In diesem Beschluß hat der I. Senat - und darauf stützt sich das FA in seiner Beschwerdebegründung - ausgesprochen, die in § 240 Abs. 1 Satz 4 AO 1977 getroffene Regelung betreffe deshalb u. a. nur Fälle, in denen zumindest für eine gewisse Zeit keine ernstlichen Zweifel an der Rechtmäßigkeit des Steuerbescheids bestünden und als Beispiel den Fall angeführt, daß die Besteuerungsgrundlagen geschätzt wurden und die Abgabe der Steuererklärung erst im Rechtsbehelfsverfahren erfolgt.
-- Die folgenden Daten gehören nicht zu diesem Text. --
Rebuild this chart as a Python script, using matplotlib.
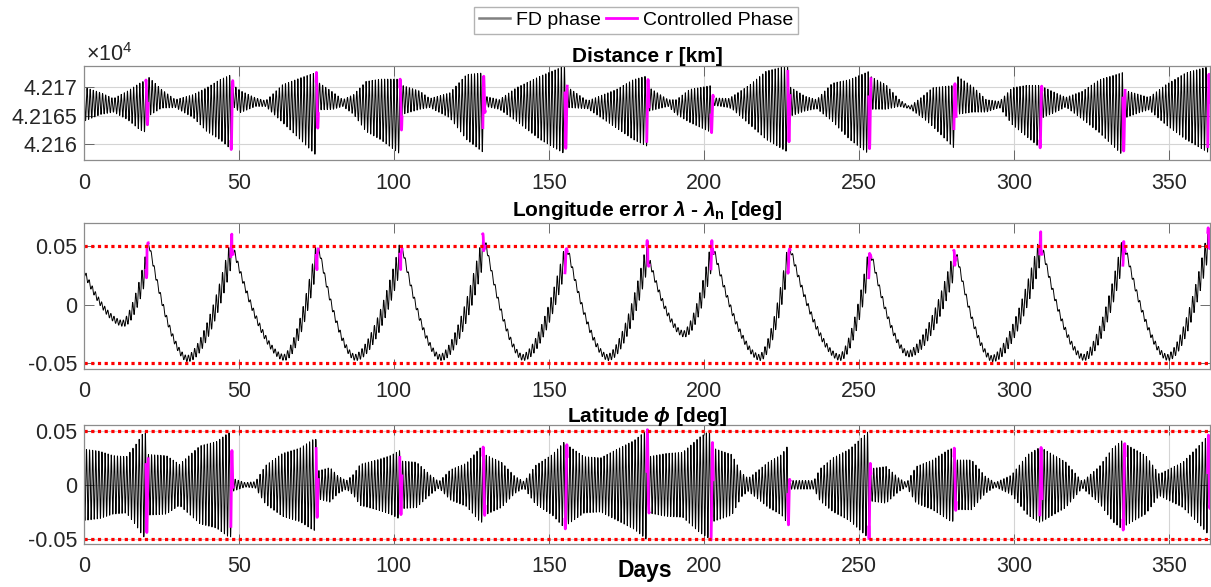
import numpy as np
import matplotlib.pyplot as plt
from matplotlib.lines import Line2D
from matplotlib.ticker import FuncFormatter

plt.rcParams['font.family'] = ['Liberation Sans', 'DejaVu Sans']
plt.rcParams['mathtext.fontset'] = 'custom'
plt.rcParams['mathtext.rm'] = 'Liberation Sans'
plt.rcParams['mathtext.it'] = 'Liberation Sans:italic:bold'
plt.rcParams['mathtext.bf'] = 'Liberation Sans:bold'

# station-keeping manoeuvre epochs [days] and end of the run
maneuver_days = [20.3, 47.7, 75.2, 102.2, 129.0, 155.5, 181.9, 202.6,
                 227.4, 253.5, 281.0, 308.7, 335.5, 362.9]
end_day = 363.3
ctrl_before, ctrl_after = 0.3, 0.4

# distance r: upper / lower envelope of the daily oscillation [km]
r_env_days = [0, 5.5, 9.5, 14, 18, 20.2,
              20.8, 25, 29.5, 35.3, 39.6, 43.8, 47.6,
              48.3, 50.4, 55.4, 58.6, 64, 69.7, 75.1,
              75.7, 80.4, 83.5, 87, 91, 95.6, 102.1,
              102.7, 108.4, 111.6, 118, 123.4, 128.9,
              129.5, 134, 139.5, 147.1, 155.4,
              156, 162.5, 171.8, 177.2, 181.8,
              182.4, 188.5, 191.1, 195.4, 202.5,
              203.1, 208, 209.2, 214.8, 220.1, 227.3,
              227.9, 232.7, 236.4, 241.4, 247, 253.4,
              254, 258.8, 263.1, 266.4, 270.6, 273.8, 280.9,
              281.5, 286.8, 291.1, 295.4, 299.5, 303.9, 308.6,
              309.2, 313.5, 316.8, 322.2, 327.6, 335.4,
              336, 340.5, 343.6, 349, 355.5, 362.8,
              363.3]
r_env_top = [42170.0, 42169.0, 42168.0, 42169.3, 42170.7, 42171.3,
             42171.8, 42169.6, 42167.8, 42168.7, 42169.9, 42171.3, 42172.2,
             42170.3, 42169.4, 42168.1, 42167.6, 42170.4, 42171.6, 42172.6,
             42170.8, 42169.1, 42167.8, 42168.7, 42171.0, 42171.4, 42171.4,
             42170.3, 42169.3, 42168.0, 42169.0, 42172.2, 42172.5,
             42168.4, 42167.8, 42169.9, 42171.9, 42173.8,
             42170.0, 42167.6, 42169.6, 42171.3, 42172.0,
             42169.9, 42167.8, 42167.8, 42169.6, 42170.3,
             42168.1, 42168.0, 42168.4, 42170.4, 42172.8, 42173.8,
             42170.0, 42168.4, 42167.8, 42170.7, 42171.3, 42172.8,
             42171.8, 42170.4, 42167.8, 42166.6, 42168.4, 42169.9, 42170.3,
             42172.0, 42170.1, 42167.8, 42167.5, 42169.9, 42170.3, 42170.3,
             42170.1, 42169.0, 42168.2, 42169.3, 42171.3, 42172.6,
             42169.4, 42168.7, 42168.2, 42170.4, 42172.5, 42173.6,
             42170.0]
r_env_bottom = [42164.0, 42165.2, 42165.6, 42164.3, 42162.5, 42162.0,
                42164.9, 42166.3, 42166.4, 42164.6, 42162.2, 42160.8, 42159.0,
                42166.5, 42165.5, 42166.6, 42166.6, 42163.8, 42160.8, 42157.9,
                42166.0, 42166.1, 42166.6, 42165.2, 42162.2, 42160.8, 42158.2,
                42165.2, 42166.1, 42166.4, 42164.6, 42160.8, 42158.5,
                42166.6, 42166.1, 42164.0, 42160.8, 42158.2,
                42166.4, 42166.2, 42162.8, 42160.8, 42159.6,
                42165.8, 42166.6, 42165.2, 42163.8, 42162.0,
                42166.8, 42166.4, 42166.1, 42163.4, 42160.8, 42158.5,
                42164.9, 42165.8, 42166.2, 42164.0, 42160.8, 42158.2,
                42166.1, 42166.1, 42166.6, 42166.2, 42164.6, 42163.1, 42159.2,
                42165.2, 42165.6, 42165.6, 42166.4, 42163.4, 42161.4, 42159.3,
                42164.6, 42165.6, 42166.5, 42164.3, 42162.0, 42157.9,
                42164.6, 42165.5, 42166.0, 42163.4, 42160.8, 42158.5,
                42166.0]

# longitude error: per drift cycle start value, parabola vertex, end value, tooth amplitude [deg]
lon_start = [0.028, 0.050, 0.045, 0.045, 0.045, 0.050, 0.045,
             0.035, 0.045, 0.045, 0.040, 0.040, 0.045, 0.045]
lon_vertex_day = [12.5, 33.3, 64.5, 87.5, 115.0, 141.6, 169.0,
                  193.5, 218.0, 243.8, 266.0, 293.0, 322.5, 349.6]
lon_vertex = [-0.016, -0.046, -0.045, -0.045, -0.045, -0.045, -0.045,
              -0.025, -0.045, -0.045, -0.042, -0.046, -0.045, -0.045]
lon_end = [0.036, 0.047, 0.043, 0.043, 0.050, 0.042, 0.044,
           0.044, 0.043, 0.040, 0.037, 0.049, 0.050, 0.055]
lon_amp_end = [0.012, 0.013, 0.013, 0.013, 0.014, 0.012, 0.013,
               0.013, 0.013, 0.013, 0.012, 0.013, 0.013, 0.013]
lon_amp_fall = 0.0025
lon_last = 0.05

# latitude: half-width of the daily oscillation envelope [deg]
lat_env_days = [0, 5.2, 9.4, 13.7, 16.9, 19.1, 20.2,
                20.6, 26.6, 30.8, 37.4, 42.8, 46.6, 47.6,
                48, 49, 52, 55.3, 58.6, 64, 69.7, 74, 75.1,
                75.5, 79.4, 82, 84.7, 87, 89.1, 94.5, 98.8, 102.1,
                102.5, 107.3, 111.6, 114.5, 118.2, 123.4, 127.7, 128.9,
                129.3, 134.7, 139, 142, 145.7, 151.1, 155.4,
                155.8, 161.4, 166.7, 172.1, 177.5, 181.8,
                182.2, 187.8, 193.2, 198.6, 202.5,
                202.9, 209, 212.2, 214.3, 220.8, 225.1, 227.3,
                227.7, 235.5, 237.5, 241.7, 247, 253.4,
                253.8, 258.8, 263, 265.4, 268.5, 273.8, 279.2, 280.9,
                281.3, 286.4, 290.8, 294, 299.2, 304.5, 308.6,
                309, 316.8, 322.1, 327.6, 331.9, 335.4,
                335.8, 342.6, 346.9, 354.6, 360, 362.8,
                363.3]
lat_env_amp = [0.033, 0.031, 0.027, 0.026, 0.038, 0.048, 0.048,
               0.028, 0.027, 0.019, 0.036, 0.040, 0.048, 0.048,
               0.006, 0.005, 0.002, 0.003, 0.018, 0.029, 0.034, 0.042, 0.042,
               0.013, 0.016, 0.008, 0.004, 0.010, 0.019, 0.023, 0.027, 0.032,
               0.022, 0.021, 0.0095, 0.003, 0.014, 0.020, 0.034, 0.035,
               0.028, 0.021, 0.008, 0.003, 0.018, 0.028, 0.041,
               0.037, 0.026, 0.025, 0.033, 0.041, 0.051,
               0.026, 0.029, 0.030, 0.044, 0.051,
               0.034, 0.028, 0.011, 0.006, 0.021, 0.028, 0.037,
               0.004, 0.004, 0.015, 0.025, 0.033, 0.050,
               0.015, 0.017, 0.006, 0.002, 0.017, 0.023, 0.033, 0.034,
               0.023, 0.023, 0.008, 0.002, 0.009, 0.028, 0.035,
               0.034, 0.021, 0.003, 0.017, 0.034, 0.042,
               0.038, 0.027, 0.010, 0.021, 0.037, 0.046,
               0.020]

lon_limit = 0.05
lat_limit = 0.05

# time axis, one orbit per day
t = np.arange(0, end_day, 1 / 48)
carrier = np.cos(2 * np.pi * t)

ctrl = np.zeros_like(t, dtype=bool)
for m in maneuver_days:
    ctrl |= (t >= m - ctrl_before) & (t <= m + ctrl_after)

# distance
top = np.interp(t, r_env_days, r_env_top)
bot = np.interp(t, r_env_days, r_env_bottom)
r = (top + bot) / 2 + (top - bot) / 2 * carrier

# latitude
lat = np.interp(t, lat_env_days, lat_env_amp) * np.cos(2 * np.pi * t + 1.3)

# longitude: two-sided drift arcs between manoeuvres with daily teeth
bounds = [0] + maneuver_days
lon_mean = np.full_like(t, lon_last)
lon_amp = np.full_like(t, lon_amp_fall)
p = 1.7
for k in range(len(lon_start)):
    a, b = bounds[k], bounds[k + 1]
    fs = a + (0.8 if k else 0.0)
    tv, vv = lon_vertex_day[k], lon_vertex[k]
    sel = (t >= a) & (t < b)
    tt = t[sel]
    u_fall = np.clip((tv - tt) / (tv - fs), 0, 1)
    u_rise = np.clip((tt - tv) / (b - tv), 0, 1)
    fall = vv + (lon_start[k] - vv) * u_fall ** p
    rise = vv + (lon_end[k] - vv) * u_rise ** p
    lon_mean[sel] = np.where(tt < tv, fall, rise)
    lon_amp[sel] = np.where(tt < tv, lon_amp_fall,
                            lon_amp_fall + (lon_amp_end[k] - lon_amp_fall) * u_rise)
lon = lon_mean + lon_amp * np.cos(2 * np.pi * t + 2.0)

fig = plt.figure(figsize=(12.11, 5.87), dpi=100)
left, width = 84 / 1211, 1126 / 1211
ax1 = fig.add_axes([left, 0.7274, width, 0.1601])
ax2 = fig.add_axes([left, 0.3714, width, 0.2487])
ax3 = fig.add_axes([left, 0.0733, width, 0.2027])

ctrl_wide = ctrl | np.roll(ctrl, 1) | np.roll(ctrl, -1)
for ax, y in ((ax1, r), (ax2, lon), (ax3, lat)):
    ax.plot(t, np.where(ctrl, np.nan, y), color='k', lw=0.7)
    ax.plot(t, np.where(ctrl_wide, y, np.nan), color='#ff00ff', lw=2)

for ax, lim in ((ax2, lon_limit), (ax3, lat_limit)):
    for s in (1, -1):
        ax.axhline(s * lim, color='red', lw=2.3, ls=(0, (1, 1.1)))

ax1.set_ylim(42157.2, 42173.7)
ax1.set_yticks([42160, 42165, 42170])
ax1.yaxis.set_major_formatter(FuncFormatter(lambda v, pos: '%g' % (v / 1e4)))
ax2.set_ylim(-0.0548, 0.0693)
ax2.set_yticks([-0.05, 0, 0.05])
ax3.set_ylim(-0.0546, 0.0553)
ax3.set_yticks([-0.05, 0, 0.05])
fmt = FuncFormatter(lambda v, pos: '%g' % v)
ax2.yaxis.set_major_formatter(fmt)
ax3.yaxis.set_major_formatter(fmt)

for ax in (ax1, ax2, ax3):
    ax.set_xlim(0, end_day)
    ax.set_xticks(np.arange(0, 351, 50))
    ax.tick_params(direction='in', length=7.5, width=0.6, color='#555555',
                   labelsize=15.5, labelcolor='#262626',
                   top=True, right=True)
    ax.tick_params(axis='x', pad=9)
    ax.tick_params(axis='y', pad=5)
    for sp in ax.spines.values():
        sp.set_color('#8c8c8c')
        sp.set_linewidth(0.9)
for ax in (ax1, ax3):
    ax.grid(True, color='#d4d4d4', lw=0.8)
    ax.set_axisbelow(True)

ax1.set_title('Distance r [km]', fontsize=15, fontweight='bold', pad=3)
ax2.set_title(r'Longitude error $\lambda$ - $\lambda_\mathbf{n}$ [deg]',
              fontsize=15, fontweight='bold', pad=5)
ax3.set_title(r'Latitude $\phi$ [deg]', fontsize=15, fontweight='bold', pad=2)
fig.text(86 / 1211, 1 - 61 / 587, r'$\times10^4$', fontsize=15.5,
         color='#262626', va='baseline', ha='left')
fig.text(645 / 1211, 1 - 571 / 587, 'Days', fontsize=16.5, fontweight='bold',
         ha='center', va='center')

handles = [Line2D([], [], color='#808080', lw=1.8),
           Line2D([], [], color='#ff00ff', lw=2)]
fig.legend(handles, ['FD phase', 'Controlled Phase'], loc='center',
           bbox_to_anchor=(636 / 1211, 1 - 20.5 / 587), ncol=2, fontsize=14,
           frameon=True, fancybox=False, edgecolor='#a0a0a0',
           handlelength=1.6, handletextpad=0.3, columnspacing=0.3,
           borderpad=0.25, borderaxespad=0)

fig.savefig('out.png', dpi=100)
In einem solchen Fall ist die Schätzung der Besteuerungsgrundlagen dem Grunde nach zunächst nach § 162 Abs. 2 AO 1977 gerechtfertigt - also nicht per se rechtswidrig -, sie verliert aber durch die Vorlage der Steuererklärungen mit ausreichenden Angaben, die die Besteuerungsgrundlagen ermittel- und berechenbar machen (vgl. § 162 Abs. 1 Satz 1 AO 1977), ihre Grundlage. Im vorliegenden Fall hat zwar die Klin. ihrer in § 2 Nr. 2 GrEStEigWoG normierten Nachweispflicht zunächst nur durch Vorlage der Anmeldebestätigung gemeint genügen zu können. Diese Nachweispflicht entbindet jedoch das FA nicht von der Pflicht zur eigenen Prüfung und davon, rechtzeitig die Ergänzung unzureichenden Vortrags zu veranlassen (vgl. § 89 Satz 1 AO 1977). So hat das FA denn auch die Klin. zur Vorlage von Verbrauchsrechnungen gebeten und damit zu erkennen gegeben, daß es diese (wohl) als ausreichenden ergänzenden Nachweis ansehen werde. Die nunmehrige Auffassung des FA bedeutet, daß es die Aufhebung der Vollziehung nur von einem Zeitpunkt ab für gerechtfertigt hält, in dem sich nahezu die Rechtswidrigkeit des angefochtenen Verwaltungsakts greifbar abzeichnet. Damit aber verkennt es den Begriff des ernstlichen Zweifels i. S. des § 69 FGO. Derartige ernstliche Zweifel bestehen bei einer auf § 3 Abs. 1 GrEStEigWoG beruhenden Festsetzung der GrESt nämlich bereits dann, wenn die vorgelegten Unterlagen den Schluß rechtfertigen, die Wohnauflage (vgl. § 1 Abs. 1 Satz 1 Nrn. 1 bis 3 GrEStEigWoG) sei möglicherweise doch erfüllt. Die Feststellung ernstlicher Zweifel an der Rechtmäßigkeit des angefochtenen Verwaltungsakts ergreifen ihn in solchen Fällen von Anfang an, weil - im Gegensatz zu dem oben erörterten Schätzungsfall - er sich über keinen Zeitraum als unzweifelhaft rechtmäßig erweist.